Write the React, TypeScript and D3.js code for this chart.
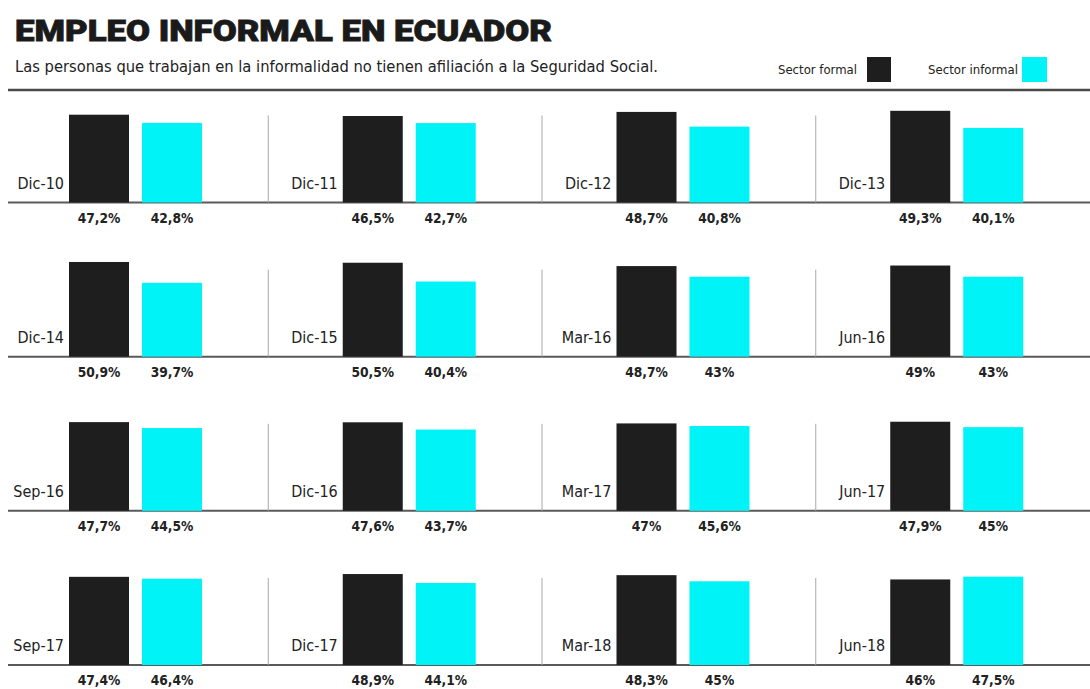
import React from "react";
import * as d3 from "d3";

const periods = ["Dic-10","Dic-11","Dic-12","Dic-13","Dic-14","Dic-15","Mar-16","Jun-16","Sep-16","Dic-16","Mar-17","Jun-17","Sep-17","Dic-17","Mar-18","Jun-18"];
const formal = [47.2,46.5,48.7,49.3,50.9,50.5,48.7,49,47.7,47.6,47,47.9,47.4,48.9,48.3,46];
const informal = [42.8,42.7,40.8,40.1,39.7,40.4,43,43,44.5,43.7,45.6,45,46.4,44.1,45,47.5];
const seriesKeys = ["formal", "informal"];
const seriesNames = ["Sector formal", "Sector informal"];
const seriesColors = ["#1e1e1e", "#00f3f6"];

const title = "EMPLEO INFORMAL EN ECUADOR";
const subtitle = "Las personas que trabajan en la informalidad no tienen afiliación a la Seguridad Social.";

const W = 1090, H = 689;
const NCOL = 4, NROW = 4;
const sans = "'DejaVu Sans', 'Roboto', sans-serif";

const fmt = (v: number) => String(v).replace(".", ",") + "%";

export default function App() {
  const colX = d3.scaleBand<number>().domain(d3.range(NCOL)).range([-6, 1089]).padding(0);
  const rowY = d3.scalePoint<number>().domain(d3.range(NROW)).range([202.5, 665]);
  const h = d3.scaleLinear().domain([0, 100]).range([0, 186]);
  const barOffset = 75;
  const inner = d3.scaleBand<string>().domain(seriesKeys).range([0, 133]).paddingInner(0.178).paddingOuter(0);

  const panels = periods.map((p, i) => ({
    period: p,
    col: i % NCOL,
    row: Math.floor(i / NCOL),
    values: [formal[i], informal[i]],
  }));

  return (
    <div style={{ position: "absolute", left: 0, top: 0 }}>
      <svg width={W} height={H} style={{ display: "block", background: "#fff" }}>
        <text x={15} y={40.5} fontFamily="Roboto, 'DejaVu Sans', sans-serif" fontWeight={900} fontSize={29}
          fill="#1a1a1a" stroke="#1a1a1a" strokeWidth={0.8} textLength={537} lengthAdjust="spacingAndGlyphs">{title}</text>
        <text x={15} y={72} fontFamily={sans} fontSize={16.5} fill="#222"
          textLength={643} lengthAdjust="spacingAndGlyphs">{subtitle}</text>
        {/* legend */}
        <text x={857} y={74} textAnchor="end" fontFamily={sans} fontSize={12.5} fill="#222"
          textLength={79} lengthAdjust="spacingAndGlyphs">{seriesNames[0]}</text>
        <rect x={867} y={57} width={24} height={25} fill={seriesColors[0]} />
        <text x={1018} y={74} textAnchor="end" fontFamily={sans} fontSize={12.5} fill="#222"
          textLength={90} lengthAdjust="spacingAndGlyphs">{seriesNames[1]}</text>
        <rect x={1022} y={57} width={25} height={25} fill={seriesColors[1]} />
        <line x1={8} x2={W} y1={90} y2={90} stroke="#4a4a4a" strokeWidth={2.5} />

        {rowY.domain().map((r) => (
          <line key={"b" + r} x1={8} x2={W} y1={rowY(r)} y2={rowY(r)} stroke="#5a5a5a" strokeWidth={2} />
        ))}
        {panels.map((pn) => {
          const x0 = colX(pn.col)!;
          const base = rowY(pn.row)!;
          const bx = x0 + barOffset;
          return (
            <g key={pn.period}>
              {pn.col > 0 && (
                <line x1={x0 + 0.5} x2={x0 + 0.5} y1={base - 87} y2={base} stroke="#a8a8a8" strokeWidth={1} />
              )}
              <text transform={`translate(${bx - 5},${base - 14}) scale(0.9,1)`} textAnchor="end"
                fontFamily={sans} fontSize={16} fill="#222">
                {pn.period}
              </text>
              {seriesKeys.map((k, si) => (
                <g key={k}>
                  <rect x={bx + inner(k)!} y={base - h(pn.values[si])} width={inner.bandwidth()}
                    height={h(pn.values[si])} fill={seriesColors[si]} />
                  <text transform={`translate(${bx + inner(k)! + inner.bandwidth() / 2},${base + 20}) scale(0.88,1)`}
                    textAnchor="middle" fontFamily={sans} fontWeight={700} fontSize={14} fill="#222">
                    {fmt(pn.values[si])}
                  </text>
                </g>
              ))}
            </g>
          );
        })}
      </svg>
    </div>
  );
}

---------------

Filter lines by "React" and return each hit.

Write the React, TypeScript and D3.js code for this chart.
import React from "react";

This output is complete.